People worry that they will break down, be unable to finish the speech, or forget what they are about to say. The most important thing to remember about a funeral speech is that it is a gift. A gift for you to be able to speak about a family member or friend to those who also loved and respected him. It is also a gift of memories for everyone to share.
Remember that it is not a performance and you will not be judged by anyone so its important to be genuine and thoughtful. Be yourself. Funeral speeches should be kept about five minutes in length. That should be sufficient time for an opening remark, a few stories, and a closing statement.
If you are writing a funeral speech, plan on about typing four pages of double spaced text or about one thousand words. As for the content of the funeral speech, the most simple presentations are the best ones. Think about things that were characteristic of the deceased.

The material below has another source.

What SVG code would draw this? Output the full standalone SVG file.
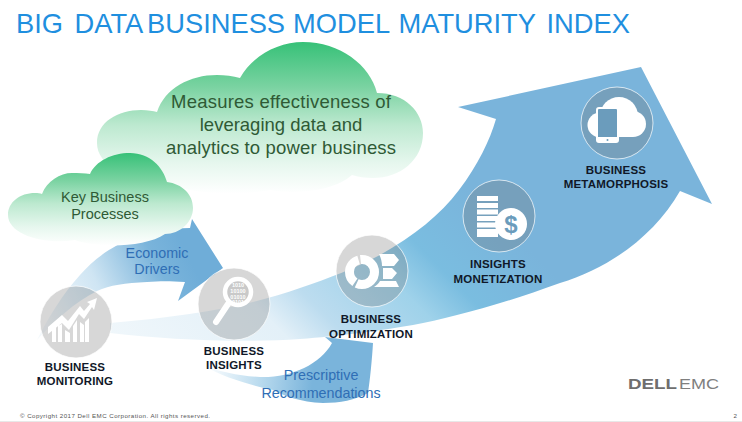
<svg xmlns="http://www.w3.org/2000/svg" width="742" height="422" viewBox="0 0 742 422">
<defs>
<linearGradient id="g1" x1="0" y1="0" x2="0" y2="1"><stop offset="0" stop-color="#37c178"/><stop offset=".3" stop-color="#7bd3a2"/><stop offset=".55" stop-color="#bde9d0"/><stop offset=".8" stop-color="#e6f7ee"/><stop offset="1" stop-color="#ffffff"/></linearGradient>
<linearGradient id="big" gradientUnits="userSpaceOnUse" x1="150" y1="380" x2="450" y2="80"><stop offset="0" stop-color="#f0f7fb"/><stop offset=".3" stop-color="#e3f0f8"/><stop offset=".4" stop-color="#bcdcef"/><stop offset=".57" stop-color="#9fd2ea"/><stop offset=".67" stop-color="#7abde0"/><stop offset=".85" stop-color="#7ab4db"/></linearGradient>
<linearGradient id="eco" gradientUnits="userSpaceOnUse" x1="50" y1="330" x2="190" y2="260"><stop offset="0" stop-color="#f4f9fc"/><stop offset=".4" stop-color="#cfe5f3"/><stop offset=".8" stop-color="#7ab4db"/><stop offset="1" stop-color="#6fadd8"/></linearGradient>
<linearGradient id="pre" gradientUnits="userSpaceOnUse" x1="205" y1="365" x2="340" y2="380"><stop offset="0" stop-color="#ffffff"/><stop offset=".4" stop-color="#bcdcef"/><stop offset=".8" stop-color="#7ab4db"/></linearGradient>
<style>
.lab{font:bold 11.5px "Liberation Sans",Arial,sans-serif;fill:#101828;text-anchor:middle;letter-spacing:.2px}
.cl{font:14.5px "Liberation Sans",Arial,sans-serif;fill:#2f5a35;text-anchor:middle}
.ar{font:14.3px "Liberation Sans",Arial,sans-serif;fill:#2f6eb5;text-anchor:middle}
.c{fill:#6c6c6c;fill-opacity:.27;stroke:#fff;stroke-opacity:.7}
.ic{fill:#fff}
</style>
</defs>
<rect width="742" height="422" fill="#fff"/>
<text y="33" font-family="Liberation Sans, Arial, sans-serif" font-size="27.300" fill="#1f8fdf"><tspan x="16">BIG </tspan><tspan x="74.500">DATA </tspan><tspan x="147">BUSINESS </tspan><tspan x="293">MODEL </tspan><tspan x="398.500">MATURITY </tspan><tspan x="546.500">INDEX</tspan></text>
<g id="cloud-large"><path d="M97 143C97 122 118 110 141 110C148 110 153 111 157 112C165 88 190 75 217 75C225 75 233 76 240 78C252 56 278 42 303 42C340 42 370 65 377 93C405 93 423 112 423 133C423 160 400 178 373 178C365 178 358 177 352 175C335 190 300 195 270 190C240 196 190 195 165 182C125 180 97 165 97 143Z" fill="url(#g1)"/></g>
<g id="connectors">
<path id="big-arrow" d="M110 323C190 316 250 306 300 288C330 278 355 268 380 255C415 235 440 215 459 190C478 165 490 140 496 119L458 107L641 67L712 204L680 191C655 235 610 268 560 283C500 305 450 318 413 325C370 332 340 336 300 339C240 343 170 340 110 333Z" fill="url(#big)"/>
<path id="economic-arrow" d="M37 340C50 315 62 295 80 275C100 252 135 228 190 228L192 219L223 268L178 301L185 282C170 281 160 281 147 282C125 283 110 285 97 291C75 302 55 320 37 340Z" fill="url(#eco)"/>
<path id="prescriptive-arrow" d="M202 365C220 372 240 376 260 377C290 378 320 365 332 343L325 337L373 343C372 360 370 380 368 393C355 400 340 403 323 403C300 402 285 396 273 390C250 385 225 378 202 365Z" fill="url(#pre)"/>
</g>
<g id="cloud-small"><path d="M8 215C8 202 20 193 35 193C38 193 40 193 42 194C47 181 60 173 72 173C78 173 85 173 90 174C96 161 112 153 130 153C150 153 163 167 167 182C182 184 193 194 193 208C193 222 180 234 165 234C145 248 95 248 75 240C45 245 8 235 8 215Z" fill="url(#g1)"/></g>
<g id="cloud-text">
<text class="cl" style="font-size:18.5px" x="281" y="108" textLength="220" lengthAdjust="spacing">Measures effectiveness of</text>
<text class="cl" style="font-size:18.5px" x="281" y="131">leveraging data and</text>
<text class="cl" style="font-size:18.5px" x="281" y="154" textLength="230" lengthAdjust="spacing">analytics to power business</text>
<text class="cl" x="105" y="202">Key Business</text>
<text class="cl" x="105" y="219">Processes</text>
</g>
<g id="label-economic"><text class="ar" x="157" y="258">Economic</text><text class="ar" x="157" y="274">Drivers</text></g>
<g id="label-prescriptive"><text class="ar" x="321" y="380">Prescriptive</text><text class="ar" x="321" y="398">Recommendations</text></g>
<g id="node-monitoring"><circle class="c" cx="76" cy="322" r="36"/>
<path class="ic" d="M48 327L62 315L68 321L80 306L84 311L90 304L87 302L97 298L94 310L92 307L84 319L79 314L69 330L62 323L48 334ZM52 342V330L56 327V342ZM58 342V326L62 324V342ZM65 342V330L70 333V342ZM73 342V326L77 320V342ZM80 342V322L84 325V342ZM85 342V322L89 318V342Z"/>
<text class="lab" x="75" y="371">BUSINESS</text><text class="lab" x="75" y="385">MONITORING</text></g>
<g id="node-insights"><circle class="c" cx="234" cy="304" r="36"/>
<circle cx="238" cy="292" r="13" fill="#c9c9c9" stroke="#fff" stroke-width="4.500"/>
<path d="M228 304L216 322" stroke="#fff" stroke-width="6" stroke-linecap="round"/>
<g font-family="Liberation Sans, sans-serif" font-size="5.500" font-weight="bold" fill="#fff" text-anchor="middle"><text x="238" y="287">1010</text><text x="238" y="293">10100</text><text x="238" y="299">01010</text><text x="238" y="304">0101</text></g>
<text class="lab" x="234" y="355">BUSINESS</text><text class="lab" x="234" y="369">INSIGHTS</text></g>
<g id="node-optimization"><circle class="c" cx="372" cy="271" r="36"/>
<circle cx="362" cy="272" r="12.500" fill="none" stroke="#fff" stroke-width="9" stroke-dasharray="25 2 28 2 22 2"/>
<path class="ic" d="M379 254H394L399 260L394 266H382C382 262 381 258 379 254ZM383 268H392L397 273L392 279H383ZM380 281H396L399 287H374C377 285 379 283 380 281Z"/>
<text class="lab" x="371" y="323">BUSINESS</text><text class="lab" x="371" y="338">OPTIMIZATION</text></g>
<g id="node-monetization"><circle class="c" cx="499" cy="216" r="36"/>
<path class="ic" d="M477 196H498V201H477ZM477 203H498V208H477ZM477 209.500H498V214.500H477ZM477 216H498V221H477ZM477 222.500H498V227.500H477ZM477 229H498V237H477Z"/>
<circle cx="511" cy="224" r="16" fill="#fff"/>
<text x="511" y="233" font-family="Liberation Sans, sans-serif" font-weight="bold" font-size="24" fill="#6b9cbc" text-anchor="middle">$</text>
<text class="lab" x="498" y="268">INSIGHTS</text><text class="lab" x="498" y="283">MONETIZATION</text></g>
<g id="node-metamorphosis"><circle class="c" cx="617" cy="123" r="36"/>
<g class="ic"><circle cx="600" cy="125" r="12.500"/><circle cx="619" cy="116" r="19"/><circle cx="633" cy="124" r="13"/><rect x="600" y="118" width="33" height="19"/></g>
<rect x="597" y="108" width="21" height="34" rx="2" fill="#6b9cbc" stroke="#fff" stroke-width="2"/>
<rect x="597" y="137" width="21" height="5" fill="#fff"/><circle cx="607.500" cy="140" r="1" fill="#6b9cbc"/>
<text class="lab" x="616" y="174">BUSINESS</text><text class="lab" x="616" y="188">METAMORPHOSIS</text></g>
<g id="footer">
<text x="20" y="418" font-family="Liberation Sans, sans-serif" font-size="6.200" fill="#555" textLength="190" lengthAdjust="spacing">© Copyright 2017 Dell EMC Corporation. All rights reserved.</text>
<text x="737" y="418" font-family="Liberation Sans, sans-serif" font-size="6.200" fill="#555" text-anchor="end">2</text>
<text x="628" y="389" font-family="Liberation Sans, sans-serif" font-weight="bold" font-size="15.500" fill="#6e6e6e" textLength="49" lengthAdjust="spacingAndGlyphs">DELL</text>
<text x="679" y="389" font-family="Liberation Sans, sans-serif" font-size="15.500" fill="#7f7f7f" textLength="40" lengthAdjust="spacingAndGlyphs">EMC</text>
<rect y="421" width="742" height="1" fill="#e8e8e8"/>
</g>
</svg>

Ideally, you want to share stories that best characterizes all sides of the deceased. For example, his attributes as a husband and father, how he practiced kindness, how he helped others and his contributions to the community. Don’t shy away from telling stories that may show his eccentric side but present it in a kind and affectionate way.
Make sure that the center or highlight of your speech is the deceased and not you. Avoid stories that show how important you were in his life. Don’t avoid using his name in fear of hurting his family. It is much more natural if you say something like “the night before John died”, rather than avoid his name altogether. It’s okay to include that in your speech, after all everyone already knows he has died.
When delivering the funeral speech, do so with dignity and speak slowly and clearly. Do not rush through your speech. Use short simple sentences and enunciate each word clearly. You also want to stand facing the audience and look at them directly. If your reading your speech, look up at the audience after a few sentences.
What do you do if you break down? People will forgive you and they will understand that like others, you are feeling a sense of loss. The family may also be comforted to know that you share in their grief. Just take a moment, compose yourself and go on. If you cannot, simply step down and let the next person begin.
Remember that funeral speeches are a gift, a gift of knowledge and perception of the person they loved.